Sur la table, Rudi Garcia jette un regard vers ses cartes, puis vers Rebrov, et dit «tapis». Entre les mains, le sélectionneur des Belges a Maxim De Cuyper et Alexis Saelemaekers. Sur le papier, leur entrée à la place de Meunier et Trossard n’a pas grand-chose d’un changement offensif. Dès leur premier ballon, pourtant, Saelemaekers centre, et De Cuyper utilise la meilleure recette contre un bloc bas: gagner le rebond. Tel un joueur de NBA, le Brugeois jaillit de la tête, les pieds supersoniques de Doku faisant le reste pour lui offrir l’ouverture du score. Il y a une brèche dans la muraille, c’est l’heure de l’enfoncer au bélier.
Vanaken, bien plus présent qu’en première mi-temps (37 ballons touchés après la pause, contre 41 pour De Bruyne), manque le 2-0 de la tête sur un centre de Maxim De Cuyper. Il est par contre à la bonne place pour servir d’appui à Saelemaekers, qui décale De Bruyne sur la gauche.

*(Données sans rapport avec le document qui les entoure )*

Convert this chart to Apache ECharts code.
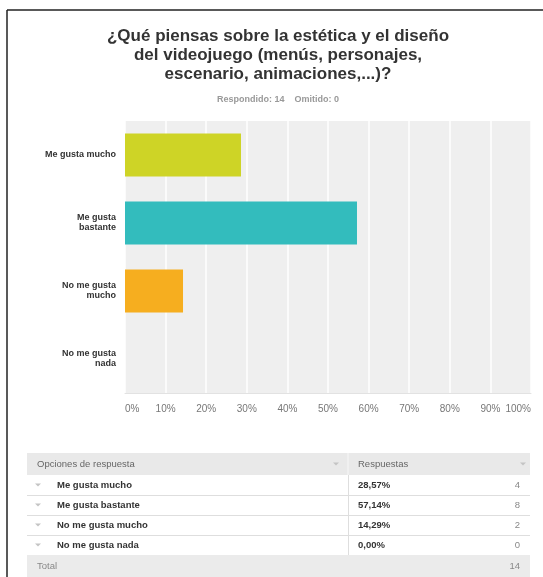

Le centre est une si belle parabole qu’on le croirait sorti d’un manuel de mathématiques, et la reprise de Lukaku ne gâche rien à la note esthétique. Les Belges ont refait leur retard.
Vanaken et De Bruyne, débutants et tauliers
Le problème d’un quitte ou double, c’est qu’il peut coûter cher. Le dos de Maxim De Cuyper est le revers de son talent offensif, et Debast n’est pas assez efficace pour défendre en essuie-glace pour empêcher Zinchenko d’amener un centre qui traverse la surface, puis revient sur le front du colosse Dobvyk. Matz Sels se réveille avec une détente qui suffit à faire oublier la blessure de Courtois.
De l’autre côté du terrain, Lunin sort aussi le grand jeu pour empêcher une nouvelle œuvre d’art de Kevin De Bruyne de finir au fond des filets via Castagne puis Lukaku. La Belgique sent que le K.-O. approche, et Vanaken et De Bruyne multiplient les pressions avec l’envie de débutants et l’intelligence de vétérans. Trouvés par De Cuyper, ils s’associent ensuite pour un dernier tour de magie. De Bruyne dévie un ballon anodin pour ouvrir le terrain à Vanaken, et le triple Soulier d’or lève les yeux vers la profondeur. Sa passe est déposée comme une sauce sur l’assiette d’un restaurant étoilé, et Lukaku dévore du pied droit. Le stade explose.
Les fondations ont fait tomber la forteresse.